REQUIRED WORK: Transcribe the material word for word, but without the images.

Start of SUPPLIED MATERIAL

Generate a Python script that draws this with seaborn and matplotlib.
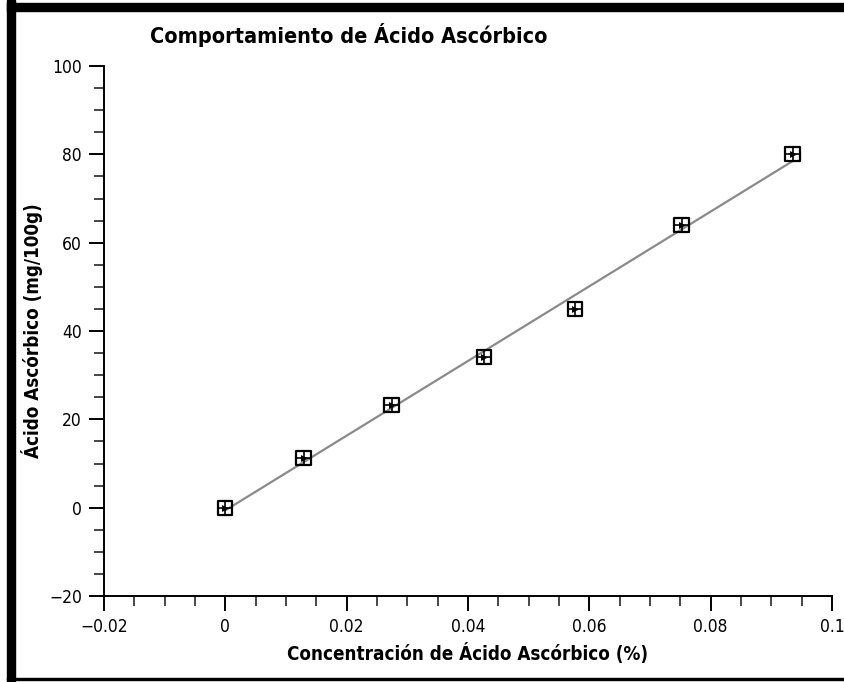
import numpy as np
import pandas as pd
import matplotlib
matplotlib.use("Agg")
import matplotlib.pyplot as plt
import seaborn as sns
from matplotlib.ticker import MultipleLocator, FuncFormatter
from matplotlib.patches import Rectangle

# Concentration (%) vs ascorbic acid content (mg/100g)
concentracion = [0.0, 0.0129, 0.0274, 0.0427, 0.0577, 0.0752, 0.0935]
acido = [0.0, 11.2, 23.2, 34.1, 44.9, 64.0, 80.0]

df = pd.DataFrame({"conc": concentracion, "acido": acido})

sns.set_style("white")
plt.rcParams["font.family"] = ["DejaVu Sans"]
plt.rcParams["font.stretch"] = "condensed"
plt.rcParams["text.color"] = "black"
plt.rcParams["axes.labelcolor"] = "black"

fig = plt.figure(figsize=(8.45, 6.82), dpi=100)
ax = fig.add_axes([0.1231, 0.1261, 0.8615, 0.7771])

# fitted line
sns.regplot(data=df, x="conc", y="acido", scatter=False, ci=None, truncate=True,
            color="#8a8a8a", line_kws={"linewidth": 1.6}, ax=ax)

# markers: open square with a cross and a small dot
sns.scatterplot(data=df, x="conc", y="acido", marker="s", s=105,
                facecolor="none", edgecolor="black", linewidth=1.6, ax=ax, zorder=3)
sns.scatterplot(data=df, x="conc", y="acido", marker="+", s=105,
                color="black", linewidth=1.2, ax=ax, zorder=4)
sns.scatterplot(data=df, x="conc", y="acido", marker=">", s=25,
                color="black", linewidth=0, ax=ax, zorder=5)

ax.set_xlim(-0.02, 0.1)
ax.set_ylim(-20, 100)
ax.xaxis.set_major_locator(MultipleLocator(0.02))
ax.xaxis.set_minor_locator(MultipleLocator(0.005))
ax.yaxis.set_major_locator(MultipleLocator(20))
ax.yaxis.set_minor_locator(MultipleLocator(5))

def fmt(v, pos):
    s = f"{v:.2f}".rstrip("0").rstrip(".")
    if s in ("-0", "0.0"):
        s = "0"
    return s.replace("-", "\u2212")

ax.xaxis.set_major_formatter(FuncFormatter(fmt))
ax.yaxis.set_major_formatter(FuncFormatter(lambda v, p: f"{v:.0f}".replace("-", "\u2212")))

ax.tick_params(which="major", direction="out", length=11, width=1.4, labelsize=12.5,
               colors="black", left=True, bottom=True, pad=5)
ax.tick_params(which="minor", direction="out", length=7, width=1.2, left=True, bottom=True)

for side in ["top", "right"]:
    ax.spines[side].set_visible(False)
for side in ["left", "bottom"]:
    ax.spines[side].set_color("black")
    ax.spines[side].set_linewidth(1.4)

ax.set_xlabel("Concentración de Ácido Ascórbico (%)", fontsize=13.5, fontweight="bold", labelpad=5)
ax.set_ylabel("Ácido Ascórbico (mg/100g)", fontsize=13.5, fontweight="bold", labelpad=4)

fig.text(150 / 845, 1 - 35 / 682, "Comportamiento de Ácido Ascórbico",
         fontsize=15.5, fontweight="bold", ha="left", va="center")

# outer black frame (left, top, bottom)
fig.patches.append(Rectangle((7 / 845, 0), 8 / 845, 1, transform=fig.transFigure,
                             color="black", zorder=10))
fig.patches.append(Rectangle((7 / 845, 1 - 11 / 682), 1, 8 / 682, transform=fig.transFigure,
                             color="black", zorder=10))
fig.patches.append(Rectangle((7 / 845, 2 / 682), 1, 2 / 682, transform=fig.transFigure,
                             color="black", zorder=10))

fig.savefig("out.png", dpi=100)
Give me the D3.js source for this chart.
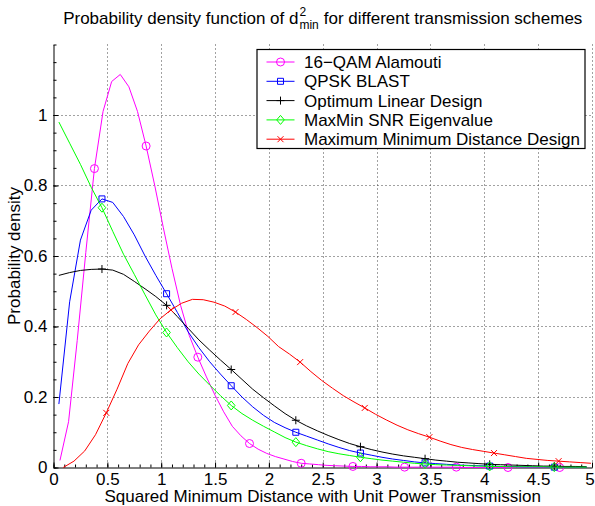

End of SUPPLIED MATERIAL

SOLUTION BELOW:
Generate a Python script that draws this with seaborn and matplotlib.
import numpy as np
import pandas as pd
import matplotlib
matplotlib.use("Agg")
import matplotlib.pyplot as plt
import seaborn as sns
from matplotlib.ticker import MultipleLocator, FuncFormatter
from matplotlib.patches import Rectangle

# Concentration (%) vs ascorbic acid content (mg/100g)
concentracion = [0.0, 0.0129, 0.0274, 0.0427, 0.0577, 0.0752, 0.0935]
acido = [0.0, 11.2, 23.2, 34.1, 44.9, 64.0, 80.0]

df = pd.DataFrame({"conc": concentracion, "acido": acido})

sns.set_style("white")
plt.rcParams["font.family"] = ["DejaVu Sans"]
plt.rcParams["font.stretch"] = "condensed"
plt.rcParams["text.color"] = "black"
plt.rcParams["axes.labelcolor"] = "black"

fig = plt.figure(figsize=(8.45, 6.82), dpi=100)
ax = fig.add_axes([0.1231, 0.1261, 0.8615, 0.7771])

# fitted line
sns.regplot(data=df, x="conc", y="acido", scatter=False, ci=None, truncate=True,
            color="#8a8a8a", line_kws={"linewidth": 1.6}, ax=ax)

# markers: open square with a cross and a small dot
sns.scatterplot(data=df, x="conc", y="acido", marker="s", s=105,
                facecolor="none", edgecolor="black", linewidth=1.6, ax=ax, zorder=3)
sns.scatterplot(data=df, x="conc", y="acido", marker="+", s=105,
                color="black", linewidth=1.2, ax=ax, zorder=4)
sns.scatterplot(data=df, x="conc", y="acido", marker=">", s=25,
                color="black", linewidth=0, ax=ax, zorder=5)

ax.set_xlim(-0.02, 0.1)
ax.set_ylim(-20, 100)
ax.xaxis.set_major_locator(MultipleLocator(0.02))
ax.xaxis.set_minor_locator(MultipleLocator(0.005))
ax.yaxis.set_major_locator(MultipleLocator(20))
ax.yaxis.set_minor_locator(MultipleLocator(5))

def fmt(v, pos):
    s = f"{v:.2f}".rstrip("0").rstrip(".")
    if s in ("-0", "0.0"):
        s = "0"
    return s.replace("-", "\u2212")

ax.xaxis.set_major_formatter(FuncFormatter(fmt))
ax.yaxis.set_major_formatter(FuncFormatter(lambda v, p: f"{v:.0f}".replace("-", "\u2212")))

ax.tick_params(which="major", direction="out", length=11, width=1.4, labelsize=12.5,
               colors="black", left=True, bottom=True, pad=5)
ax.tick_params(which="minor", direction="out", length=7, width=1.2, left=True, bottom=True)

for side in ["top", "right"]:
    ax.spines[side].set_visible(False)
for side in ["left", "bottom"]:
    ax.spines[side].set_color("black")
    ax.spines[side].set_linewidth(1.4)

ax.set_xlabel("Concentración de Ácido Ascórbico (%)", fontsize=13.5, fontweight="bold", labelpad=5)
ax.set_ylabel("Ácido Ascórbico (mg/100g)", fontsize=13.5, fontweight="bold", labelpad=4)

fig.text(150 / 845, 1 - 35 / 682, "Comportamiento de Ácido Ascórbico",
         fontsize=15.5, fontweight="bold", ha="left", va="center")

# outer black frame (left, top, bottom)
fig.patches.append(Rectangle((7 / 845, 0), 8 / 845, 1, transform=fig.transFigure,
                             color="black", zorder=10))
fig.patches.append(Rectangle((7 / 845, 1 - 11 / 682), 1, 8 / 682, transform=fig.transFigure,
                             color="black", zorder=10))
fig.patches.append(Rectangle((7 / 845, 2 / 682), 1, 2 / 682, transform=fig.transFigure,
                             color="black", zorder=10))

fig.savefig("out.png", dpi=100)
Give me the D3.js source for this chart.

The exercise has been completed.